Giuseppe Fiorello a Udine con uno spettacolo ispirato a Modugno

In scena al Giovanni da Udine martedì 13 e mercoledí 14. «Oggi non so se esista più quella forte volontà di aprirsi e far decollare il Paese»

UDINE. Mettiamo subito le mani avanti: “Penso che un sogno così…”, che Giuseppe Fiorello porta in giro per l’Italia da alcune stagioni (e che sarà al Giovanni da Udine martedì 13 e mercoledí 14, alle 20.45, il 15 a Gorizia, il 23 e il 24 al Bobbio di Trieste), non è uno spettacolo su Domenico Modugno.

«Anche se Modugno, con le sue canzoni – precisa Beppe Fiorello che le canta su musica eseguita dal vivo da Daniele Bonaviri e Fabrizio Palma – fa da colonna sonora a un racconto che è nato, invece, dal desiderio di agganciare il mio destino, quello di un bambino, io, a quello di un mito, che mio padre, che Modugno lo ricordava anche fisicamente, mi aveva instillato, cantandomi la sue canzoni».

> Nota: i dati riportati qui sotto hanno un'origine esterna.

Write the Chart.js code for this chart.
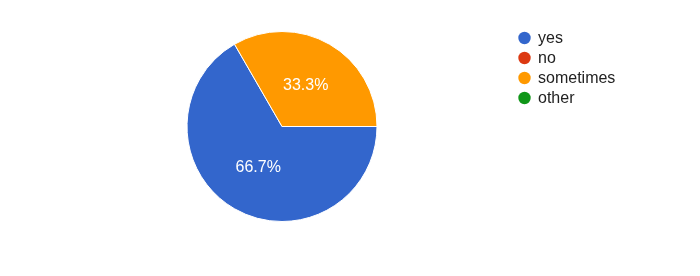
<!DOCTYPE html>
<html>
<head>
<meta charset="utf-8">
<script src="https://cdn.jsdelivr.net/npm/chart.js@4/dist/chart.umd.min.js"></script>
<style>
  html, body { margin: 0; padding: 0; background: #fff; }
  #wrap { width: 700px; height: 276px; }
</style>
</head>
<body>
<div id="wrap"><canvas id="pieChart"></canvas></div>
<script>
// Datos del gráfico
const etiquetas = ['yes', 'no', 'sometimes', 'other'];
const valores = [2, 0, 1, 0];
const colores = ['#3366cc', '#dc3912', '#ff9900', '#109618'];

// Leyenda propia a la derecha
const leyendaPlugin = {
    id: 'leyendaDerecha',
    afterDraw(chart) {
        const ctx = chart.ctx;
        ctx.save();
        ctx.font = '16px Arial, "Liberation Sans", sans-serif';
        ctx.textBaseline = 'middle';
        ctx.textAlign = 'left';
        etiquetas.forEach((txt, i) => {
            const y = 38 + i * 20;
            ctx.beginPath();
            ctx.arc(524.5, y, 6.2, 0, Math.PI * 2);
            ctx.fillStyle = colores[i];
            ctx.fill();
            ctx.fillStyle = '#222222';
            ctx.fillText(txt, 538, y + 1);
        });
        ctx.restore();
    }
};

// Porcentajes dentro de cada sector
const porcentajesPlugin = {
    id: 'porcentajes',
    afterDatasetsDraw(chart) {
        const ctx = chart.ctx;
        const meta = chart.getDatasetMeta(0);
        const total = valores.reduce((a, b) => a + b, 0);
        ctx.save();
        ctx.font = '16px Arial, "Liberation Sans", sans-serif';
        ctx.fillStyle = '#ffffff';
        ctx.textAlign = 'center';
        ctx.textBaseline = 'middle';
        meta.data.forEach((arc, i) => {
            if (!valores[i]) return;
            const p = arc.tooltipPosition();
            const pct = (valores[i] / total * 100).toFixed(1) + '%';
            ctx.fillText(pct, p.x, p.y);
        });
        ctx.restore();
    }
};

new Chart(document.getElementById('pieChart'), {
    type: 'pie',
    data: {
        labels: etiquetas,
        datasets: [{
            data: valores,
            backgroundColor: colores,
            borderColor: '#ffffff',
            borderWidth: 1
        }]
    },
    options: {
        responsive: true,
        maintainAspectRatio: false,
        animation: false,
        rotation: 90,
        layout: {
            padding: { top: 31, bottom: 54, left: 186.5, right: 322.5 }
        },
        plugins: {
            legend: { display: false },
            tooltip: { enabled: false }
        }
    },
    plugins: [porcentajesPlugin, leyendaPlugin]
});
</script>
</body>
</html>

Una sorta, quindi, di viaggio psicoanalitico nella memoria, scritto da lei con Vittorio Moroni e la regia di Giampiero Solari, alla ricerca di che cosa?

«Semplicemente di ritrovare me stesso, dialogare con un passato mai dimenticato e con me stesso per mettere in chiaro cose che non avevo centrato bene: vale a dire il perché faccio questo lavoro».

C’è riuscito?

«Sì, perché il viaggio di questo spettacolo tocca molti momenti e aspetti della vita mia, della mia famiglia, dei posti in cui sono vissuto e cresciuto».

Ad esempio?

«Racconto del petrolchimico di Augusta, che ai miei occhi di bambino era gigantesco come la skyline di New York, e invece è una fabbrica simbolo di progresso, di lavoro e pure di molta distruzione ecologica e umana. Nello spettacolo affronto anche tematiche di tipo sociale, che trovano peraltro riscontro in diverse canzoni di Modugno».

Ma nessuna nostalgia, anzi, perché nello spettacolo c’è anche tanta tanta commedia. È cosí?

«Sì, quella che deriva dalla quotidianità, dalle lunghe tavolate estive, a esempio, quando casa nostra era un specie di calamita che attirava lontani parenti, turisti smarriti, pattuglie dei carabinieri…tutti lì a mangiare a scherzare, in una parola a vivere».

Modugno con il suo “Volare”, le sue braccia spalancate divenne il simbolo di un’Italia che dopo la guerra voleva rinascere. Modugno come un segno di speranza. Oggi c’è questa speranza, c’è un nuovo Modugno?

«La speranza fa parte di noi, ma sperare non è, secondo me, un modus vivendi positivo. Chi spera troppo non sta attraversando un bel periodo e in questo momento in Italia si sta sperando un po’ troppo. Oggi non so se c’è ancora la volontà di allargare le braccia e far volare il paese».

Lei è diventato un attore di successo, sua sorella una scrittrice, Rosario quell’entertainer formidabile che è: una famiglia di artisti?

«Una famiglia normale, è stata la vita a decidere. La spinta artistica forse già c’era. Nel caso di mio fratello sicuramente, nel mio probabilmente perché non ero sicuro di voler fare l’attore, vista la mia timidezza».